Diesel engine control strategies use complex injection patterns which are designed to meet the increasing request for engine-out emissions and fuel consumption reduction. As a result of the large number of tuneable injection parameters in modern injection systems (such as start and duration of each injection), injection patterns can be designed with many degrees of freedom. Each variation of the injection parameters modifies the whole combustion process and, consequently, engine-out emissions.
Aging of the injection system usually affects injection location within the cycle as well as the amount of injected fuel (compared to the target value), especially for small pre-injections. Since Diesel combustion is very sensitive to injection pattern variations, aging of injectors strongly affects engine behavior, both in terms of efficiency and pollutant emissions production. Moreover, such variations greatly affect other quantities related to the effectiveness of the combustion process, such as noise radiated by the engine.

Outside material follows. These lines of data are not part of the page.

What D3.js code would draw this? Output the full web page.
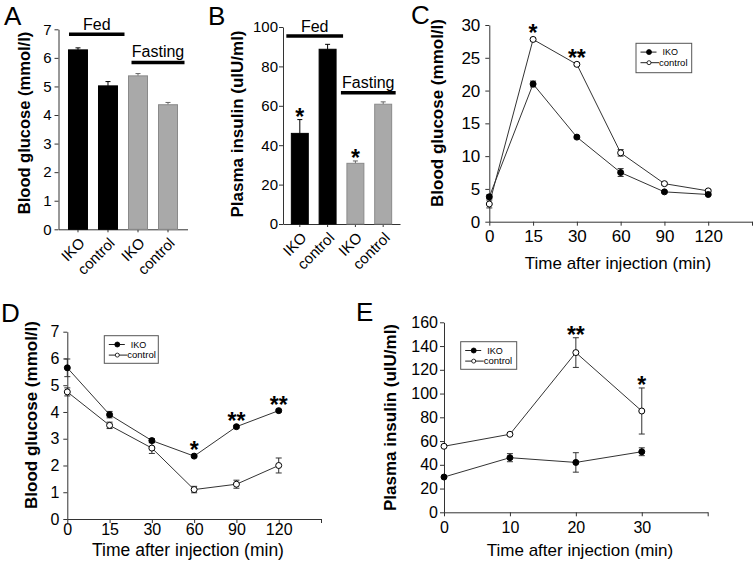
<!DOCTYPE html>
<html><head><meta charset="utf-8">
<script src="https://cdn.jsdelivr.net/npm/d3@7"></script>
<style>
body{margin:0;background:#fff}
svg{display:block}
text{font-family:"Liberation Sans", Arial, Helvetica, sans-serif;fill:#000}
</style>
</head><body>
<svg id="c" width="754" height="569"></svg>
<script>
// ---------- DATA ----------
const barCategories = ["IKO", "control", "IKO", "control"];
const barState = ["Fed", "Fed", "Fasting", "Fasting"];
const glucoseBarValues = [6.28, 5.02, 5.37, 4.36];
const glucoseBarErrors = [0.07, 0.15, 0.08, 0.08];
const glucoseBarStars = ["", "", "", ""];
const glucoseBarTicks = [0, 1, 2, 3, 4, 5, 6, 7];

const insulinBarValues = [46, 88.7, 30.8, 60.8];
const insulinBarErrors = [7, 2.5, 1.2, 1.2];
const insulinBarStars = ["*", "", "*", ""];
const insulinBarTicks = [0, 20, 40, 60, 80, 100];

const gttTimes = ["0", "15", "30", "60", "90", "120"];
const gttIKO = [3.8, 21.0, 12.9, 7.5, 4.55, 4.15];
const gttIKOErr = [0.3, 0.45, 0.2, 0.6, 0.15, 0.15];
const gttControl = [2.7, 27.8, 24.0, 10.5, 5.8, 4.7];
const gttControlErr = [0.6, 0.2, 0.2, 0.5, 0.2, 0.2];
const gttStars = ["", "*", "**", "", "", ""];
const gttTicks = [0, 5, 10, 15, 20, 25, 30];

const ittTimes = ["0", "15", "30", "60", "90", "120"];
const ittIKO = [5.65, 3.9, 2.93, 2.35, 3.45, 4.05];
const ittIKOErr = [0.33, 0.12, 0.07, 0.05, 0.05, 0.05];
const ittControl = [4.75, 3.5, 2.65, 1.1, 1.3, 2.0];
const ittControlErr = [0.15, 0.12, 0.2, 0.12, 0.15, 0.28];
const ittStars = ["", "", "", "*", "**", "**"];
const ittTicks = [0, 1, 2, 3, 4, 5, 6, 7];

const gsisTimes = [0, 10, 20, 30];
const gsisIKO = [29.7, 46, 42, 51];
const gsisIKOErr = [1, 3.4, 8.2, 3.3];
const gsisControl = [55.6, 65.7, 134.5, 85.3];
const gsisControlErr = [1, 1, 12.5, 19.4];
const gsisStars = ["", "", "**", "*"];
const gsisTicks = [0, 20, 40, 60, 80, 100, 120, 140, 160];
const gsisXTicks = [0, 10, 20, 30, 40];

const legendLabels = ["IKO", "control"];

// ---------- DRAWING ----------
const svg = d3.select("#c");
const FONT = '"Liberation Sans", Arial, Helvetica, sans-serif';
const AXIS = "#333";
const intFmt = d3.format("d");

function styleAxis(g, size) {
  g.attr("font-family", FONT).attr("font-size", size).attr("color", AXIS);
  g.selectAll(".tick text").attr("fill", "#000");
}
function letter(t, x, y) {
  svg.append("text").attr("x", x).attr("y", y).attr("font-size", 26).text(t);
}
function yTitle(t, x, cy, size) {
  svg.append("text").attr("transform", `translate(${x},${cy}) rotate(-90)`)
    .attr("text-anchor", "middle").attr("font-weight", "bold").attr("font-size", size).text(t);
}
function xTitle(t, cx, y, size) {
  svg.append("text").attr("x", cx).attr("y", y).attr("text-anchor", "middle")
    .attr("font-size", size).text(t);
}
function star(g, s, x, yTop, size) {
  if (!s) return;
  g.append("text").attr("x", x).attr("y", yTop + 5).attr("text-anchor", "middle")
    .attr("font-weight", "bold").attr("font-size", size).text(s);
}

function barPanel(o) {
  const g = svg.append("g");
  const x = d3.scaleBand().domain(d3.range(o.values.length)).range(o.xRange)
    .paddingInner(o.padIn).paddingOuter(o.padOut);
  const y = d3.scaleLinear().domain([0, d3.max(o.ticks)]).range(o.yRange);
  const ya = g.append("g").attr("transform", `translate(${o.xRange[0]},0)`)
    .call(d3.axisLeft(y).tickValues(o.ticks).tickFormat(intFmt)
      .tickSize(4).tickSizeOuter(0).tickPadding(o.yPad));
  styleAxis(ya, o.fs);
  const xa = g.append("g").attr("transform", `translate(0,${o.yRange[0]})`)
    .call(d3.axisBottom(x).tickSize(3).tickSizeOuter(0).tickFormat(""));
  styleAxis(xa, o.fs);
  const bw = x.bandwidth();
  o.values.forEach((v, i) => {
    const fed = o.state[i] === "Fed";
    const cx = x(i) + bw / 2;
    const yt = y(v + o.errors[i]);
    g.append("line").attr("x1", cx).attr("x2", cx).attr("y1", y(v)).attr("y2", yt)
      .attr("stroke", fed ? "#000" : "#666").attr("stroke-width", 1);
    g.append("line").attr("x1", cx - 2.5).attr("x2", cx + 2.5).attr("y1", yt).attr("y2", yt)
      .attr("stroke", fed ? "#000" : "#666").attr("stroke-width", 1);
    g.append("rect").attr("x", x(i)).attr("y", y(v)).attr("width", bw)
      .attr("height", y(0) - y(v))
      .attr("fill", fed ? "#000" : "#a9a9a9")
      .attr("stroke", fed ? "#000" : "#8a8a8a").attr("stroke-width", 1);
    star(g, o.stars[i], cx, yt, 23);
    g.append("text")
      .attr("transform", `translate(${cx + 4},${o.yRange[0] + 11}) rotate(-45)`)
      .attr("text-anchor", "end").attr("dy", "0.35em").attr("font-size", 15)
      .text(o.cats[i]);
  });
  const groups = ["Fed", "Fasting"];
  groups.forEach((gr, k) => {
    const idx = o.state.map((s, i) => s === gr ? i : -1).filter(i => i >= 0);
    const x1 = x(idx[0]) + o.grp[k].dx1;
    const x2 = x(idx[idx.length - 1]) + bw + o.grp[k].dx2;
    g.append("line").attr("x1", x1).attr("x2", x2).attr("y1", o.grp[k].y).attr("y2", o.grp[k].y)
      .attr("stroke", "#000").attr("stroke-width", 3.5);
    g.append("text").attr("x", (x1 + x2) / 2).attr("y", o.grp[k].ty)
      .attr("text-anchor", "middle").attr("font-size", 16).text(gr);
  });
}

function legend(x0, y0, w, h, rows) {
  const g = svg.append("g");
  g.append("rect").attr("x", x0).attr("y", y0).attr("width", w).attr("height", h)
    .attr("fill", "#fff").attr("stroke", "#555").attr("stroke-width", 1);
  rows.forEach((r, i) => {
    const yy = y0 + 8.8 + i * 10.6;
    const lx = x0 + 4.5;
    const len = i === 0 ? 16 : 18.5;
    g.append("line").attr("x1", lx).attr("x2", lx + len).attr("y1", yy).attr("y2", yy)
      .attr("stroke", "#222").attr("stroke-width", 1);
    g.append("circle").attr("cx", lx + 8.5).attr("cy", yy).attr("r", i === 0 ? 2.5 : 2)
      .attr("fill", i === 0 ? "#000" : "#fff").attr("stroke", "#000").attr("stroke-width", 0.8);
    g.append("text").attr("x", i === 0 ? lx + 22 : lx + len).attr("y", yy).attr("dy", "0.35em")
      .attr("font-size", i === 0 ? 9 : 9.5).text(r);
  });
}

function linePanel(o) {
  const g = svg.append("g");
  const y = d3.scaleLinear().domain([0, d3.max(o.yTicks)]).range(o.yRange);
  const ya = g.append("g").attr("transform", `translate(${o.x0},0)`)
    .call(d3.axisLeft(y).tickValues(o.yTicks).tickFormat(intFmt)
      .tickSize(4).tickSizeOuter(0).tickPadding(o.yPad));
  styleAxis(ya, o.fs);
  const xa = g.append("g").attr("transform", `translate(0,${o.yRange[0]})`).call(o.xAxis);
  styleAxis(xa, o.fs);
  const px = o.px;
  const line = d3.line().x((d, i) => px[i]).y(d => y(d));
  const series = [
    { v: o.ctrl, e: o.ctrlErr, filled: false },
    { v: o.iko, e: o.ikoErr, filled: true }
  ];
  series.forEach(s => {
    g.append("path").datum(s.v).attr("d", line).attr("fill", "none")
      .attr("stroke", "#333").attr("stroke-width", 1);
  });
  series.forEach(s => {
    s.v.forEach((v, i) => {
      const a = y(v + s.e[i]), b = y(v - s.e[i]);
      g.append("line").attr("x1", px[i]).attr("x2", px[i]).attr("y1", a).attr("y2", b)
        .attr("stroke", "#333").attr("stroke-width", 1);
      [a, b].forEach(yy => g.append("line").attr("x1", px[i] - 3).attr("x2", px[i] + 3)
        .attr("y1", yy).attr("y2", yy).attr("stroke", "#333").attr("stroke-width", 1));
    });
  });
  series.forEach(s => {
    s.v.forEach((v, i) => {
      g.append("circle").attr("cx", px[i]).attr("cy", y(v)).attr("r", 3)
        .attr("fill", s.filled ? "#000" : "#fff").attr("stroke", "#000").attr("stroke-width", 1);
    });
  });
  const starSeries = o.starOn === "ctrl" ? series[0] : series[1];
  o.stars.forEach((s, i) => {
    const top = Math.min(y(starSeries.v[i] + starSeries.e[i]), y(starSeries.v[i]) - 3);
    star(g, s, px[i], top, 23);
  });
  return y;
}

// ----- Panel A -----
letter("A", 4, 25);
barPanel({
  values: glucoseBarValues, errors: glucoseBarErrors, stars: glucoseBarStars,
  cats: barCategories, state: barState, ticks: glucoseBarTicks,
  xRange: [58.5, 187.5], yRange: [229.3, 29.3], padIn: 0.367, padOut: 0.333,
  yPad: 3, fs: 15,
  grp: [{ dx1: 0.5, dx2: 7, y: 34.3, ty: 30 },
        { dx1: 3, dx2: 7, y: 62.5, ty: 56.5 }]
});
yTitle("Blood glucose (mmol/l)", 30, 123, 16.5);

// ----- Panel B -----
letter("B", 208, 25);
barPanel({
  values: insulinBarValues, errors: insulinBarErrors, stars: insulinBarStars,
  cats: barCategories, state: barState, ticks: insulinBarTicks,
  xRange: [283, 400], yRange: [224, 27], padIn: 0.39, padOut: 0.3,
  yPad: 1, fs: 15,
  grp: [{ dx1: -5, dx2: 7, y: 36, ty: 31.5 },
        { dx1: -6, dx2: 4, y: 92.7, ty: 88.3 }]
});
yTitle("Plasma insulin (ulU/ml)", 243, 124, 17);

// ----- Panel C -----
letter("C", 411, 24);
{
  const x = d3.scalePoint().domain(gttTimes.concat([""])).range([489.3, 752]);
  linePanel({
    x0: 489.3, yRange: [221.7, 25], yTicks: gttTicks, yPad: 5, fs: 17,
    xAxis: d3.axisBottom(x).tickSize(4).tickSizeOuter(0).tickPadding(4),
    px: gttTimes.map(t => x(t)),
    iko: gttIKO, ikoErr: gttIKOErr, ctrl: gttControl, ctrlErr: gttControlErr,
    stars: gttStars, starOn: "ctrl"
  });
  legend(636, 43.3, 55.7, 29.4, legendLabels);
}
yTitle("Blood glucose (mmol/l)", 443, 113, 17);
xTitle("Time after injection (min)", 618, 269, 17);

// ----- Panel D -----
letter("D", 1, 322);
{
  const x = d3.scalePoint().domain(ittTimes.concat([""])).range([67.3, 321]);
  linePanel({
    x0: 67.3, yRange: [519, 331.7], yTicks: ittTicks, yPad: 4, fs: 16,
    xAxis: d3.axisBottom(x).tickSize(4).tickSizeOuter(0).tickPadding(1),
    px: ittTimes.map(t => x(t)),
    iko: ittIKO, ikoErr: ittIKOErr, ctrl: ittControl, ctrlErr: ittControlErr,
    stars: ittStars, starOn: "iko"
  });
  legend(104.3, 335.7, 54, 27.6, legendLabels);
}
yTitle("Blood glucose (mmol/l)", 37, 415, 17);
xTitle("Time after injection (min)", 188, 556, 17.5);

// ----- Panel E -----
letter("E", 356, 321);
{
  const x = d3.scaleLinear().domain([0, 40]).range([444, 707.7]);
  linePanel({
    x0: 444, yRange: [512.3, 322.3], yTicks: gsisTicks, yPad: 2, fs: 16,
    xAxis: d3.axisBottom(x).tickValues(gsisXTicks).tickFormat(d => d === 40 ? "" : d)
      .tickSize(4).tickSizeOuter(0).tickPadding(5),
    px: gsisTimes.map(t => x(t)),
    iko: gsisIKO, ikoErr: gsisIKOErr, ctrl: gsisControl, ctrlErr: gsisControlErr,
    stars: gsisStars, starOn: "ctrl"
  });
  legend(460.7, 341.7, 56, 27.6, legendLabels);
}
yTitle("Plasma insulin (ulU/ml)", 396, 417.5, 17);
xTitle("Time after injection (min)", 580, 555.5, 17);
</script>
</body></html>
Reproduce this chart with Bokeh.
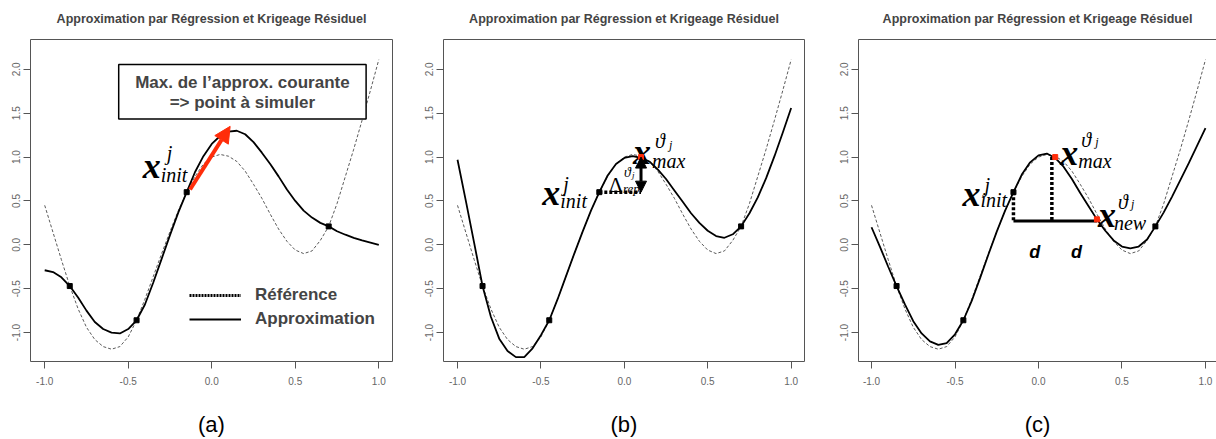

This work analyses the effects of pre-injection variations on combustion, pollutant emissions and noise radiated by the engine. In particular, several experimental tests were run on a 1.3L Common Rail Diesel engine varying the amount of fuel injected in pre-injections. Torque delivered by the engine and center of combustion (MFB50) were kept constant using a specifically designed closed-loop combustion controller. During the tests, noise radiated by the engine was measured by properly processing the signal coming from a microphone faced to the engine block. The investigation of the correlation between the combustion process and engine noise can be used to set up a closed-loop algorithm for detecting and recentering injectors’ drifts over time.